Community Tip - When posting, your subject should be specific and summarize your question. Here are some additional tips on asking a great question. X
In the general scheme of things I've set up a local Wiki (TikiWiki) that I copy important items to. While it doesn't automatically update as changes are made to things like the config file, it does offer storage that is secure against any number of problems**, provides a way to keep historical versions of non-versioned files, and a convenient place to include information about why the file is important, where it came from, what the content format is, and why certain option in the file were selected.
It also makes it easy to cross-link to both official and ad hoc documentation.
I still feel as giddy about Wikis for this purpose as I did when I first saw PTC Pro/Engineer from years of working on CADDS IV wireframe models.
Perhaps not as relevant for you, but in larger companies it is so easy for one guy in charge of things to puzzle something out and forget where it was he put notes about it when a problem comes up a few years later, especially if that guy is a new guy taking over from someone else.

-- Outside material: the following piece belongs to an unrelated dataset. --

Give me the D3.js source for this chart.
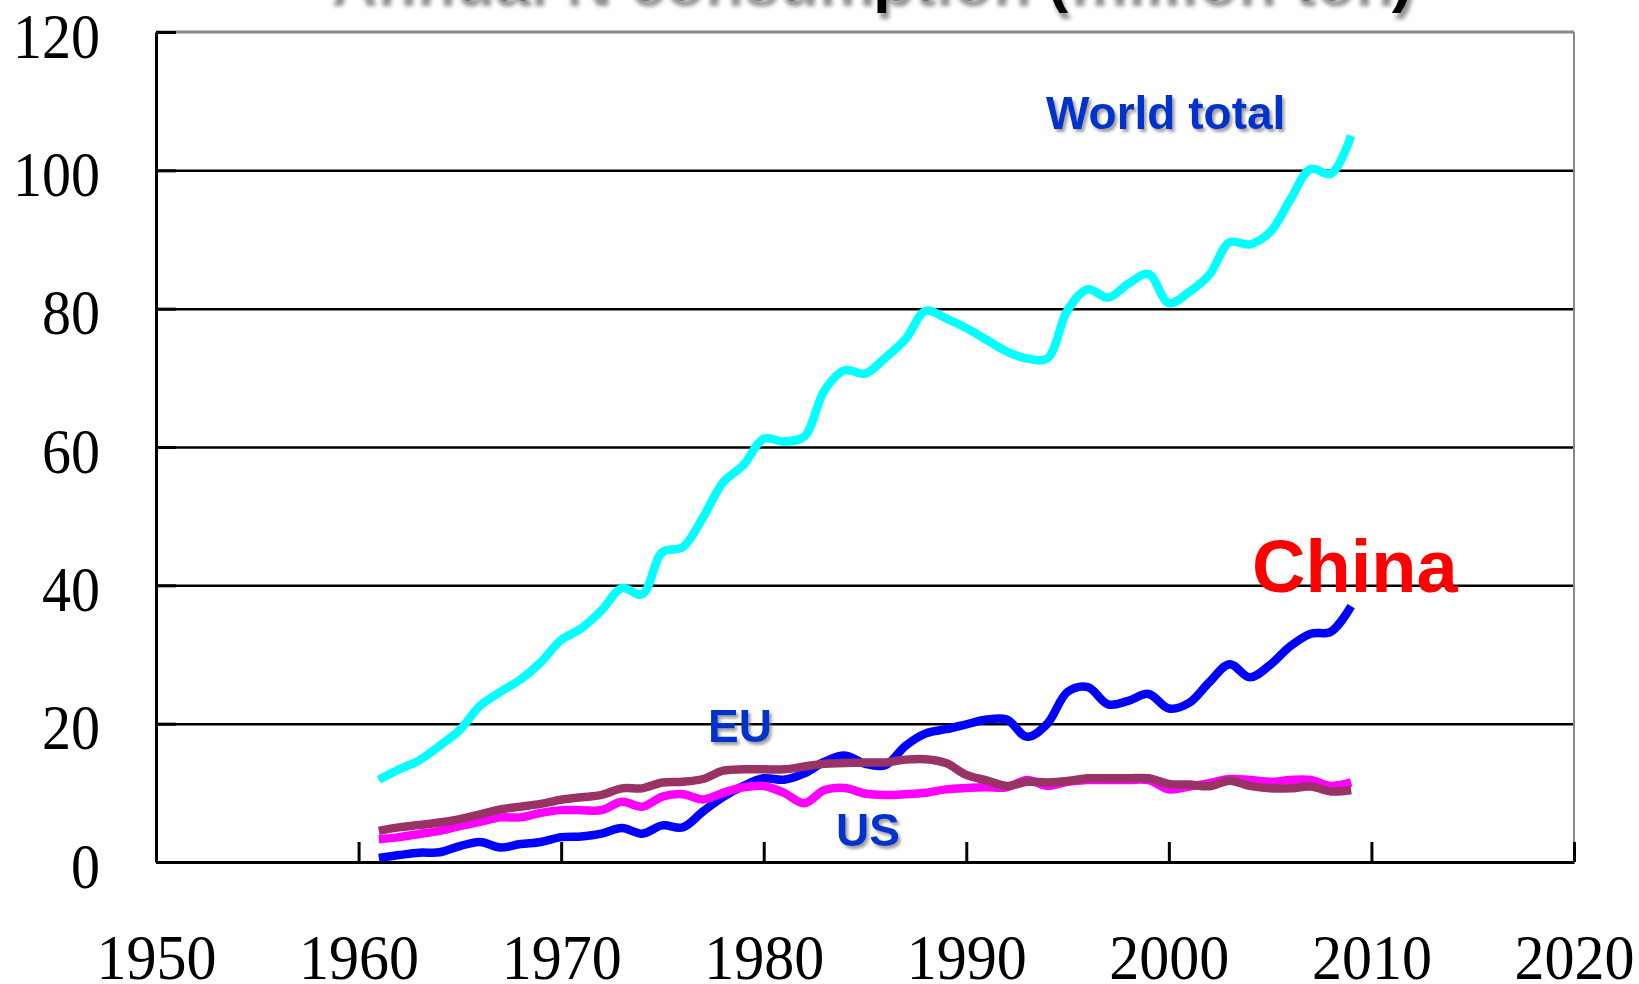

**The main thing is that the default Wiki information viewer is not an editor. View a text file with Notepad - it defaults to being able to edit it; same with Word, Excel, Pro/E. With Wikis, the default is just to display or just to export. No matter what the user does, they can't accidently change anything. And when they do change something, that something is automatically a new version; the old version is still available unless specifically deleted, which is a controllable ability via the Admin.